Leo Puglisi, 17 ans, est particulièrement bien placé pour juger la nouvelle loi : il a fondé ce qui se présente comme la seule plateforme nationale de diffusion d'informations en continu gérée par des adolescents. Installé dans la chambre de ses parents à Melbourne, Leo Puglisi a commencé à télécharger des vidéos d'informations locales sur la chaîne YouTube 6 News en 2019. Cinq ans plus tard, la chaîne diffuse désormais des bulletins toutes les heures et compte 29 600 abonnés, auxquels s'ajoutent 40 700 abonnés sur X. Il dispose d'une équipe de dix reporters, dont l'âge varie de 15 ans à la fin de l'adolescence.
Fortes amendes
La législation, approuvée par le Parlement jeudi, ordonne aux plateformes de réseaux sociaux de prendre des "mesures raisonnables" pour empêcher les moins de 16 ans d'avoir des comptes.
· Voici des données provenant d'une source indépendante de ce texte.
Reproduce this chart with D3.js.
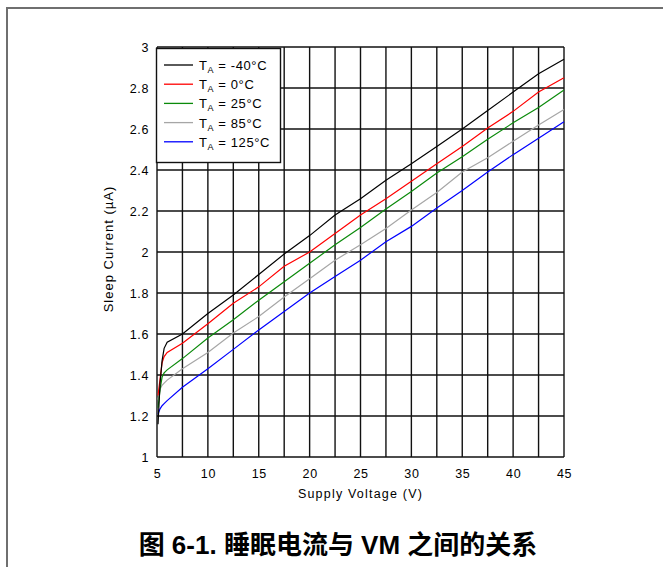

Cette loi, qui devrait entrer en vigueur dans un an, est une "très mauvaise idée", fait valoir Leo Puglisi. À l'heure actuelle, la législation n'offre aucun détail sur la manière dont elle sera appliquée, et les experts redoutent qu'elle ne soit en grande partie symbolique. Les plateformes de réseaux sociaux qui ne respectent pas l'interdiction sont passibles d'amendes pouvant aller jusqu'à 50 millions de dollars australiens (32,5 millions USD) en cas de "violations systémiques". De nombreux téléspectateurs de 6 News s'intéressent à la chaîne par le biais des réseaux sociaux, explique M. Puglisi, pour qui une interdiction pourrait rendre les choses "vraiment difficiles".
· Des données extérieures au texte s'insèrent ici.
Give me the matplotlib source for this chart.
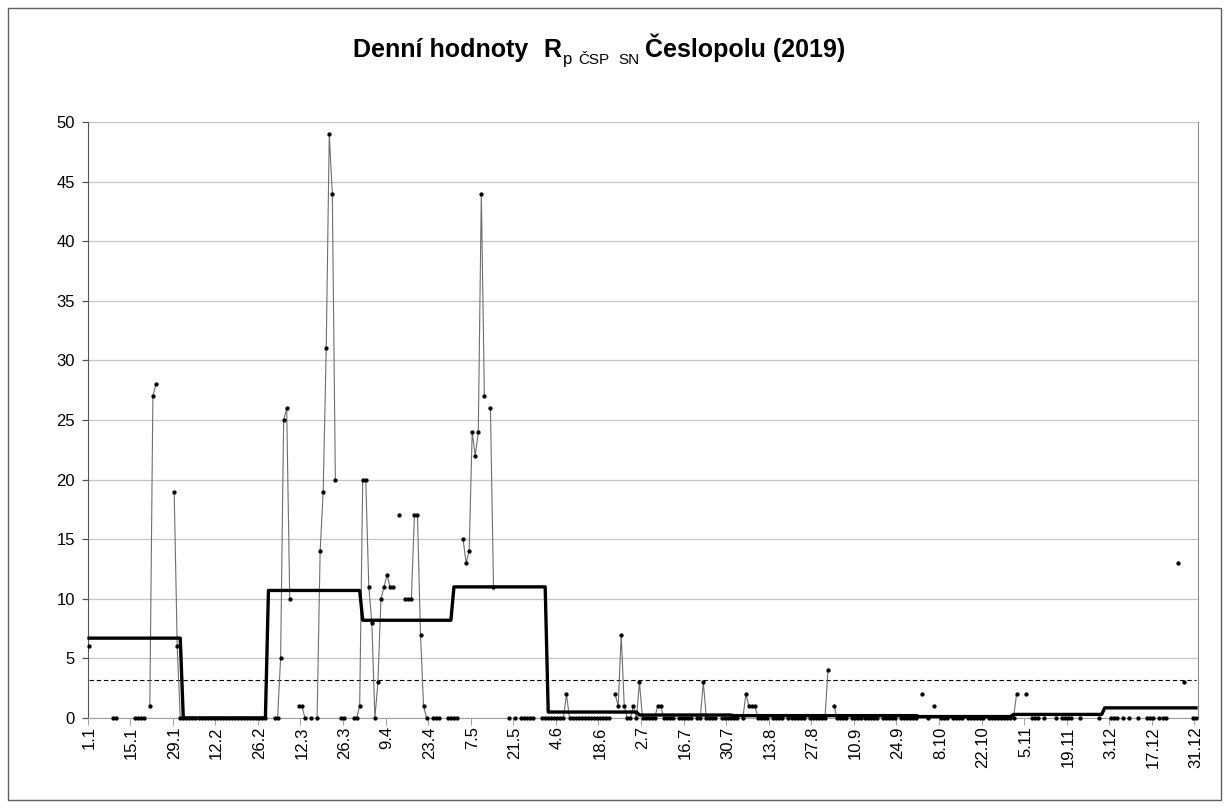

Leo Puglisi note qu'il est impossible de savoir quel serait l'impact de l'interdiction sur son équipe, dont certains membres ont moins de 16 ans et utilisent X pour communiquer et publier du contenu sur Facebook, TikTok et Instagram. Mais quoi qu'il arrive, "6 News ne bougera pas", assure-t-il. M. Puglisi se dit préoccupé par la rapidité avec laquelle la loi a été adoptée, par le peu d'informations sur les plateformes qui seront interdites et par un apparent "manque de compréhension des réseaux sociaux". Favorable à l'amélioration de la sécurité en ligne, M. Puglisi souligne néanmoins que les réseaux sociaux permettent aux jeunes d'"explorer leurs passions"."Si cette interdiction avait été en vigueur il y a quelques années, 6 News n'aurait jamais existé, ce que je trouve personnellement très dommage", a-t-il dit à l'AFP.
Pour ou contre
Des experts ont mis en garde contre le fait que l'interdiction pourrait pousser les jeunes vers des zones du web dangereuses et non réglementées. Susan Grantham, experte en réseaux sociaux à l'université Griffith, estime que le gouvernement a opté pour un "remède rapide"."Dès qu'ils atteignent l'âge de 16 ans, ils peuvent obtenir un compte sans éducation, sans directives, sans personne pour les aider à comprendre ce qui peut ou ne peut pas être une bonne décision sur ce type de plateformes", a-t-elle affirmé. Le gouvernement aurait pu opter pour une meilleure éducation ou un cadre réglementaire empêchant les enfants d'accéder à des contenus préjudiciables, selon l'experte. Les jeunes rejoignent des communautés en ligne pour suivre leurs intérêts et leurs passe-temps, souligne Mme Grantham, et leur retirer cela pourrait être "préjudiciable" à leur santé mentale.
Mais cet avis ne fait pas l'unanimité. Catherine Houlihan, spécialiste de l'image corporelle à l'université de Sunshine Coast, a dit que les années d'adolescence sont fondamentales pour "l'identité et le développement du cerveau". "L'interdiction des réseaux sociaux pour cette tranche d'âge et celle en-dessous est un pas important vers la protection de la santé mentale des jeunes", a-t-elle déclaré.